- _Your objective_
Omit the pictures and print exactly the lines of the listing below, starting at the first and ending at the line containing "egc = [0.002, 0.004, 0.007, 0.02, 0.173, 0.164, 0.506, 0.569]".

Entries with chart source code:
++++

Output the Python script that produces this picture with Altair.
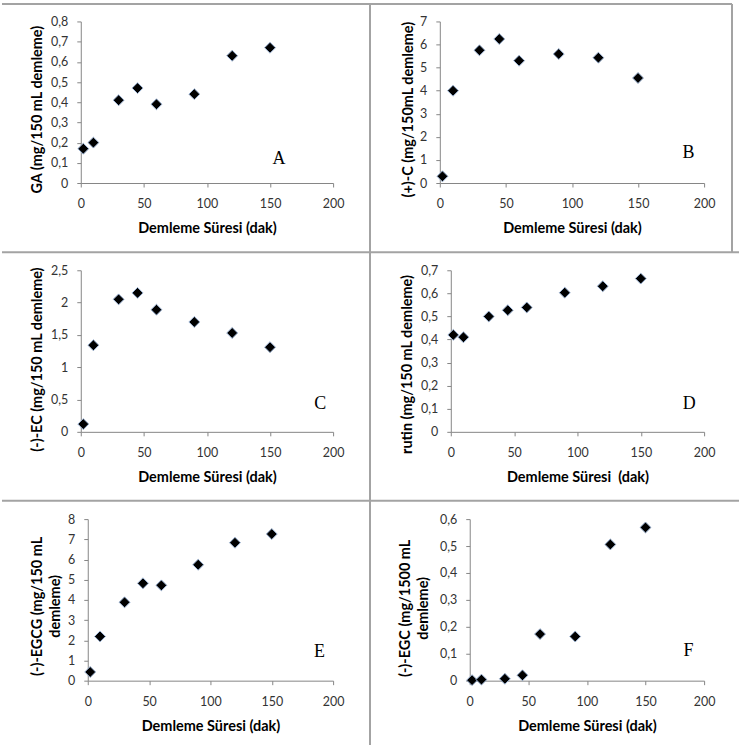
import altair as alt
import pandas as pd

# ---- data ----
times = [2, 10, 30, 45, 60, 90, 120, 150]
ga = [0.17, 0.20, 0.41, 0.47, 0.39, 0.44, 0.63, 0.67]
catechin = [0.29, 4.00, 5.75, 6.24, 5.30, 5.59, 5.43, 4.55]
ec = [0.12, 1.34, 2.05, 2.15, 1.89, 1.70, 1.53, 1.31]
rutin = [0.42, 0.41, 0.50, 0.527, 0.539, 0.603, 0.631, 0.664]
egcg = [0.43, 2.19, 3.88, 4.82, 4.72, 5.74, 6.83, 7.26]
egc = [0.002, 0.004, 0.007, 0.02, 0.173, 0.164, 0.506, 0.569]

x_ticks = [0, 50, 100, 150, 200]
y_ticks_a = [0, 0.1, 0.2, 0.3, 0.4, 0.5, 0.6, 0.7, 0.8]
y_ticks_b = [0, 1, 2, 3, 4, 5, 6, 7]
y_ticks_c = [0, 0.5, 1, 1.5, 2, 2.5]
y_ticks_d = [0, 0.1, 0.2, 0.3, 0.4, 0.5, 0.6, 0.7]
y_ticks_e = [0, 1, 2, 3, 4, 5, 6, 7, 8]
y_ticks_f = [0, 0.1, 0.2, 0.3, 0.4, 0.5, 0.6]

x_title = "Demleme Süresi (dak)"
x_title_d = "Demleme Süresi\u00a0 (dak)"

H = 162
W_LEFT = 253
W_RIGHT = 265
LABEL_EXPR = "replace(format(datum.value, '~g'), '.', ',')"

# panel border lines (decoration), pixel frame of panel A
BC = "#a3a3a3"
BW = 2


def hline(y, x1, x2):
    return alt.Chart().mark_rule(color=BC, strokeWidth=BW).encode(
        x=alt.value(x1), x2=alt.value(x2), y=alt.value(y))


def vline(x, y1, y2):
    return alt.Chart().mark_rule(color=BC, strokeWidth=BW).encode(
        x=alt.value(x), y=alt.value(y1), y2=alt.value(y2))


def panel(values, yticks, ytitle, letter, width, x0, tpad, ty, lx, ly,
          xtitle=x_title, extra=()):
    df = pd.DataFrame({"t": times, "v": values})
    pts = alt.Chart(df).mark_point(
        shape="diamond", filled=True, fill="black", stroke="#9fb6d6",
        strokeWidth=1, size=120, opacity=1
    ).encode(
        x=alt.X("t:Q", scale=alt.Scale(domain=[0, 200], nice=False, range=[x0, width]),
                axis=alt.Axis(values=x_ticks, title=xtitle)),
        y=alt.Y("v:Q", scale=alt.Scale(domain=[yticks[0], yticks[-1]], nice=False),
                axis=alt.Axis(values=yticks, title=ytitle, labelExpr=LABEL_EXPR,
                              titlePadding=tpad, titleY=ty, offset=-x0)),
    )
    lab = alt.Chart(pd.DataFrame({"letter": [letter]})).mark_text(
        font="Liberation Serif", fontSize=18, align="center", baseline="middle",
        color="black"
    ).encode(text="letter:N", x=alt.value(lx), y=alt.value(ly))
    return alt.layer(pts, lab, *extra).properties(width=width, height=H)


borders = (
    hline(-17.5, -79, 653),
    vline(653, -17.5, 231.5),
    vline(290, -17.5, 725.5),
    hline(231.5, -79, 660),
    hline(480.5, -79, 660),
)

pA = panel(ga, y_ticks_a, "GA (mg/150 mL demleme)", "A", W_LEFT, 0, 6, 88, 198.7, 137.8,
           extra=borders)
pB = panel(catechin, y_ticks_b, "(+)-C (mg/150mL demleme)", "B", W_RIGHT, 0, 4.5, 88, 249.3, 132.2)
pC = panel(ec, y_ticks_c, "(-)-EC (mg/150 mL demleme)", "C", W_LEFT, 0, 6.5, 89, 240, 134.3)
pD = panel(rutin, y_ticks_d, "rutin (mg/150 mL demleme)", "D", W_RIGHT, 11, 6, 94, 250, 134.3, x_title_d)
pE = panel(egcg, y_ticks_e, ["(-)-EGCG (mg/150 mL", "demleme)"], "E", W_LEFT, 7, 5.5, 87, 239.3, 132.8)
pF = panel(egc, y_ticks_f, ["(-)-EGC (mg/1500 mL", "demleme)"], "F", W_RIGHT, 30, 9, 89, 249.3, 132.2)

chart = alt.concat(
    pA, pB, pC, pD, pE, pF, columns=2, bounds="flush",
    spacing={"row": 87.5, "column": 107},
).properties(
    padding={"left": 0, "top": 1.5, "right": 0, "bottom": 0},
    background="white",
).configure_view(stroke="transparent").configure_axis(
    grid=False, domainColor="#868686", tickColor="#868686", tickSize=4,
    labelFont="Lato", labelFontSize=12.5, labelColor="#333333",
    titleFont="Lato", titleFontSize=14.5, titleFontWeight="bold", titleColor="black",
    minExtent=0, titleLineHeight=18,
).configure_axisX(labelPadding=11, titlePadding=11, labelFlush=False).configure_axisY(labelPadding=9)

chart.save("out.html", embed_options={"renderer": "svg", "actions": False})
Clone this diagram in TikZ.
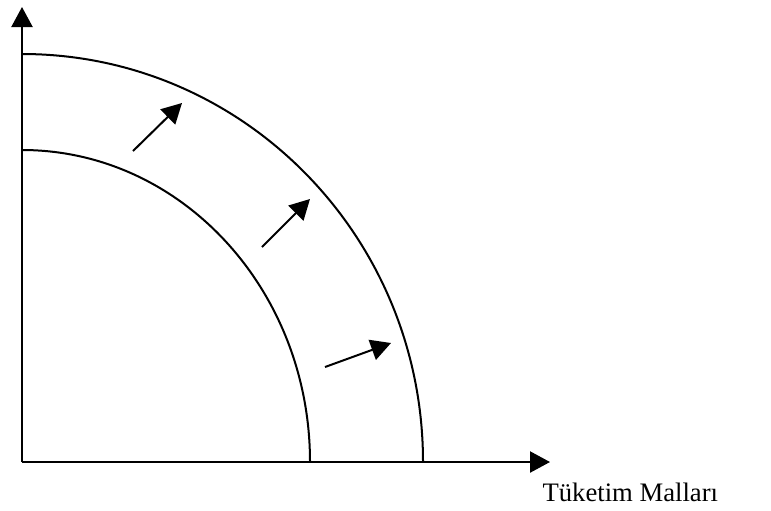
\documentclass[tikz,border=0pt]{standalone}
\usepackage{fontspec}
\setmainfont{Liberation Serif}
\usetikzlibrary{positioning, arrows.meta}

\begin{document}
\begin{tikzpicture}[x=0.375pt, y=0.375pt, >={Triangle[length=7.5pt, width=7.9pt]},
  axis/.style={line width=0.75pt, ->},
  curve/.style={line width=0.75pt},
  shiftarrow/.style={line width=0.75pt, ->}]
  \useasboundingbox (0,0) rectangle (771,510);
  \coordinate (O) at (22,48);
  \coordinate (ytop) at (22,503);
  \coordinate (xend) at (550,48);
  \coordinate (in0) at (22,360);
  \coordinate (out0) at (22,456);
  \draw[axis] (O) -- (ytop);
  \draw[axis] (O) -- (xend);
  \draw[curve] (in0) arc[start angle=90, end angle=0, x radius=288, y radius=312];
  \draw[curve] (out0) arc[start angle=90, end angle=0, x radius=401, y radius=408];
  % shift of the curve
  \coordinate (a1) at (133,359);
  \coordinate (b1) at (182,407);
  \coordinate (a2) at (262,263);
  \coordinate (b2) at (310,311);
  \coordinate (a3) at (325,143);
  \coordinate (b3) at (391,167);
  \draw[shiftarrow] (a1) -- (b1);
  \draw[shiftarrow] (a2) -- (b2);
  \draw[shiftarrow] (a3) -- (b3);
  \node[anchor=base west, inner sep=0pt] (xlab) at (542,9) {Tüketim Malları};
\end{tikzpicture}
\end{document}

++++

- _Output for this task_
Output the Python script that produces this picture with Altair.
import altair as alt
import pandas as pd

# ---- data ----
times = [2, 10, 30, 45, 60, 90, 120, 150]
ga = [0.17, 0.20, 0.41, 0.47, 0.39, 0.44, 0.63, 0.67]
catechin = [0.29, 4.00, 5.75, 6.24, 5.30, 5.59, 5.43, 4.55]
ec = [0.12, 1.34, 2.05, 2.15, 1.89, 1.70, 1.53, 1.31]
rutin = [0.42, 0.41, 0.50, 0.527, 0.539, 0.603, 0.631, 0.664]
egcg = [0.43, 2.19, 3.88, 4.82, 4.72, 5.74, 6.83, 7.26]
egc = [0.002, 0.004, 0.007, 0.02, 0.173, 0.164, 0.506, 0.569]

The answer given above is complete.